This invention pertains to radio frequency generators, and more particularly is concerned with frequency synthesizers.
Frequency hopping synthesizers rapidly shift or "hop" from one transmission carrier frequency to another. They are often used in satellite communication systems where hostile interception or jamming is to avoided.
"Direct" frequency synthesizers are a class of synthesizers in which the output frequency is created without the need for retuning an oscillator. In contrast, the class of synthesizers designated "indirect" utilizes a phase-locked loop with a programmable divide-by-N counter to synthesize an output frequency "indirectly" related to a reference oscillator. The direct synthesizer offers a significant speed advantage in frequency hopping as the need for relocking a phase-locked loop is avoided, thereby allowing faster selection of the frequencies.
Prior to the present invention, direct frequency synthesizers used one of two approaches; (1) an iterative mix-and-divide approach; and (2) a digital look-up table approach.
An iterative mix-and-divide synthesizer contains N mix-and-divide stages connected in series. Each stage, for example, may include a frequency mixer, a 4-to-1 local oscillator selector switch, a fixed upper side band filter and a divide-by-four frequency counter. Four phase locked oscillators generate four LO frequencies or tones, F.sub.l, F.sub.2, F.sub.3, and F.sub.4 which are routed to the 4-to-1 switches which selects one tone to be coupled to the LO port of the corresponding mixer in each of the N identical mix-and-divide stages. The small number of tones are repeatedly mixed to derive an output frequency. It is known to use a bank of four bandpass filters at the output of each mixer to reject spurious signals and leakage. The output frequency is determined by a digital word, 2 bits of which may control the 4-to-1 RF switch and filter selection in each mix-and-divide stage. The need for four bandpass filters results in increased weight, bulk, and cost.
To select one of 2.sup.N frequencies across the programmable bandwidth B, requires N/2 mix-and-divide stages. The programmable bandwidth B is determined by the frequency separation of the four phase locked oscillators such that B=4/3 (F.sub.4 -F.sub.1). The minimum frequency step size is equal to B/2.sup.N. The mix-and-divide synthesizer has the disadvantage of requiring a large amount of stages to produce the desired incremental frequency steps over a large bandwidth. For example, a mix-and-divide synthesizer of 1 GHz bandwidth and 1 Hz incremental step size requires more than 14 mix-and-divide stages (4.sup.14 .times.1Hz=268,435,456 Hz).

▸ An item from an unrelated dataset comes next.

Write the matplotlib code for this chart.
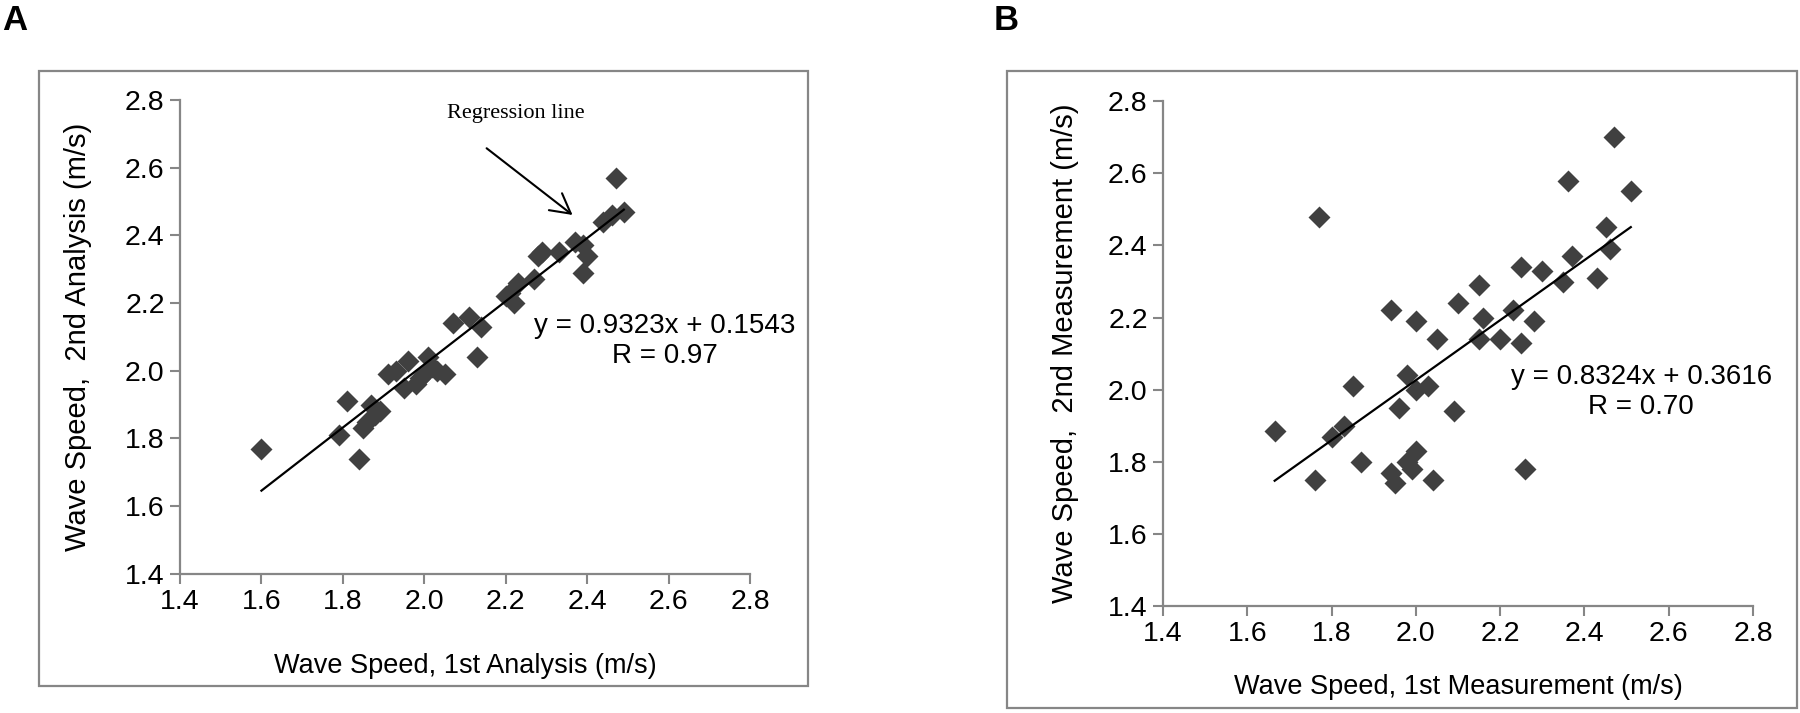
import numpy as np
import matplotlib
matplotlib.use("Agg")
import matplotlib.pyplot as plt
from matplotlib.patches import Rectangle

plt.rcParams['font.family'] = ['Liberation Sans', 'DejaVu Sans']

# Panel A: wave speed from two analyses of the same recording
analysis_1st = [1.60, 1.79, 1.81, 1.84, 1.85, 1.86, 1.87, 1.88, 1.89, 1.91,
                1.93, 1.95, 1.96, 1.98, 1.99, 2.00, 2.01, 2.02, 2.03, 2.05,
                2.07, 2.11, 2.13, 2.14, 2.20, 2.21, 2.22, 2.23, 2.27, 2.28,
                2.29, 2.33, 2.37, 2.39, 2.40, 2.39, 2.44, 2.46, 2.47, 2.49]
analysis_2nd = [1.77, 1.81, 1.91, 1.74, 1.83, 1.85, 1.90, 1.87, 1.88, 1.99,
                2.00, 1.95, 2.03, 1.96, 1.98, 1.99, 2.04, 2.01, 2.00, 1.99,
                2.14, 2.16, 2.04, 2.13, 2.22, 2.23, 2.20, 2.26, 2.27, 2.34,
                2.35, 2.35, 2.38, 2.37, 2.34, 2.29, 2.44, 2.46, 2.57, 2.47]
fit_a = (0.9323, 0.1543)
r_a = 0.97

# Panel B: wave speed from two separate measurements
measure_1st = [1.665, 1.76, 1.77, 1.80, 1.83, 1.85, 1.87, 1.94, 1.94, 1.95,
               1.96, 1.98, 1.98, 1.99, 2.00, 2.00, 2.00, 2.03, 2.04, 2.05,
               2.09, 2.10, 2.15, 2.15, 2.16, 2.20, 2.23, 2.25, 2.25, 2.26,
               2.28, 2.30, 2.35, 2.36, 2.37, 2.43, 2.45, 2.46, 2.47, 2.51]
measure_2nd = [1.885, 1.75, 2.48, 1.87, 1.90, 2.01, 1.80, 1.77, 2.22, 1.74,
               1.95, 2.04, 1.80, 1.78, 1.83, 2.00, 2.19, 2.01, 1.75, 2.14,
               1.94, 2.24, 2.14, 2.29, 2.20, 2.14, 2.22, 2.13, 2.34, 1.78,
               2.19, 2.33, 2.30, 2.58, 2.37, 2.31, 2.45, 2.39, 2.70, 2.55]
fit_b = (0.8324, 0.3616)
r_b = 0.70

ticks = [1.4, 1.6, 1.8, 2.0, 2.2, 2.4, 2.6, 2.8]
tick_labels = ["1.4", "1.6", "1.8", "2.0", "2.2", "2.4", "2.6", "2.8"]

GRAY = '#868686'


def draw_panel(ax, x, y, fit, r, xlabel, ylabel, eq_xy):
    ax.plot(x, y, 'D', color='#404040', ms=11, mec='none', zorder=3)
    slope, intercept = fit
    xs = np.array([min(x), max(x)])
    ax.plot(xs, slope * xs + intercept, color='black', lw=1.6, zorder=4)

    ax.set_xlim(1.4, 2.8)
    ax.set_ylim(1.4, 2.8)
    ax.set_xticks(ticks)
    ax.set_xticklabels(tick_labels)
    ax.set_yticks(ticks)
    ax.set_yticklabels(tick_labels)
    for side in ['top', 'right']:
        ax.spines[side].set_visible(False)
    for side in ['left', 'bottom']:
        ax.spines[side].set_color(GRAY)
        ax.spines[side].set_linewidth(1.6)
    ax.tick_params(direction='out', length=7, width=1.5, color=GRAY,
                   labelsize=20.5, pad=4)

    ax.set_xlabel(xlabel, fontsize=19.5)
    ax.set_ylabel(ylabel, fontsize=21)
    ax.xaxis.label.set_va('center')
    ax.yaxis.label.set_va('center')

    ax.text(eq_xy[0], eq_xy[1], "y = %.4fx + %.4f\nR = %.2f" % (slope, intercept, r),
            ha='center', va='center', multialignment='center', fontsize=20)


fig = plt.figure(figsize=(18, 7.13), dpi=100)

ax_a = fig.add_axes([0.100, 0.195, 0.3167, 0.665])
ax_b = fig.add_axes([0.6461, 0.150, 0.3278, 0.708])

draw_panel(ax_a, analysis_1st, analysis_2nd, fit_a, r_a,
           "Wave Speed, 1st Analysis (m/s)", "Wave Speed,  2nd Analysis (m/s)",
           (2.59, 2.087))
draw_panel(ax_b, measure_1st, measure_2nd, fit_b, r_b,
           "Wave Speed, 1st Measurement (m/s)", "Wave Speed,  2nd Measurement (m/s)",
           (2.535, 1.993))

ax_a.xaxis.set_label_coords(0.5, -0.195)
ax_a.yaxis.set_label_coords(-0.179, 0.5)
ax_b.xaxis.set_label_coords(0.5, -0.16)
ax_b.yaxis.set_label_coords(-0.166, 0.5)

# arrow pointing at the fitted line in panel A
ax_a.annotate("", xy=(2.364, 2.460), xytext=(2.153, 2.657),
              arrowprops=dict(arrowstyle='->,head_length=1.0,head_width=0.55',
                              color='black', lw=1.5, shrinkA=0, shrinkB=0,
                              mutation_scale=14))
ax_a.text(2.225, 2.76, "Regression line", family='Liberation Serif',
          fontsize=16, ha='center', va='center')

# gray frames round each panel
fig.add_artist(Rectangle((0.0217, 0.0379), 0.4272, 0.8626, transform=fig.transFigure,
                         fill=False, edgecolor=GRAY, lw=1.6))
fig.add_artist(Rectangle((0.5594, 0.007), 0.4389, 0.8934, transform=fig.transFigure,
                         fill=False, edgecolor=GRAY, lw=1.6))

fig.text(0.001, 0.995, "A", fontsize=25, fontweight='bold', va='top', ha='left')
fig.text(0.552, 0.995, "B", fontsize=25, fontweight='bold', va='top', ha='left')

fig.savefig("out.png", dpi=100)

A digital look-up table synthesizer on the other hand consists of a parallel register to store a phase increment word, a parallel digital adder, an output parallel register, a phase-to-sine amplitude look-up table, a high speed D/A converter and a low pass filter at the output. In this technique, different frequencies are generated by adding different phase increments with a uniform high speed clock to the digital circuitry. The number of programmable frequencies is a function of the size of the phase increment adder and the number of phase samples desired per output frequency. The minimum number of samples is usually three for spectral purity reasons. The programmable bandwidth is determined by the maximum clock speed of the digital circuitry and D/A converter, the minimum number of phase samples at the highest frequency and the desire to avoid in-band harmonics for the lowest frequency. Thus for a high speed clock frequency f.sub.c, the programmable bandwidth is fc/3-fc/6, or fc/6.
The digital look-up table synthesizer, while much more compact that the mix-and-divide, has more limited programmable bandwidth and poorer spectral purity. This is because current digital and D/A technology limits the high speed clock frequency to less than 300 MHz. The corresponding useable programmable bandwidth is thus 50 MHz or less. The limited word size of the D/A converter introduces white gaussian sampling noise down approximately 48 dB in total power from the power of the desired output sine wave signal. In addition, in-band discrete spurious signals may be as little as 45 dB below the power of the desired output frequency at the output of the D/A converter.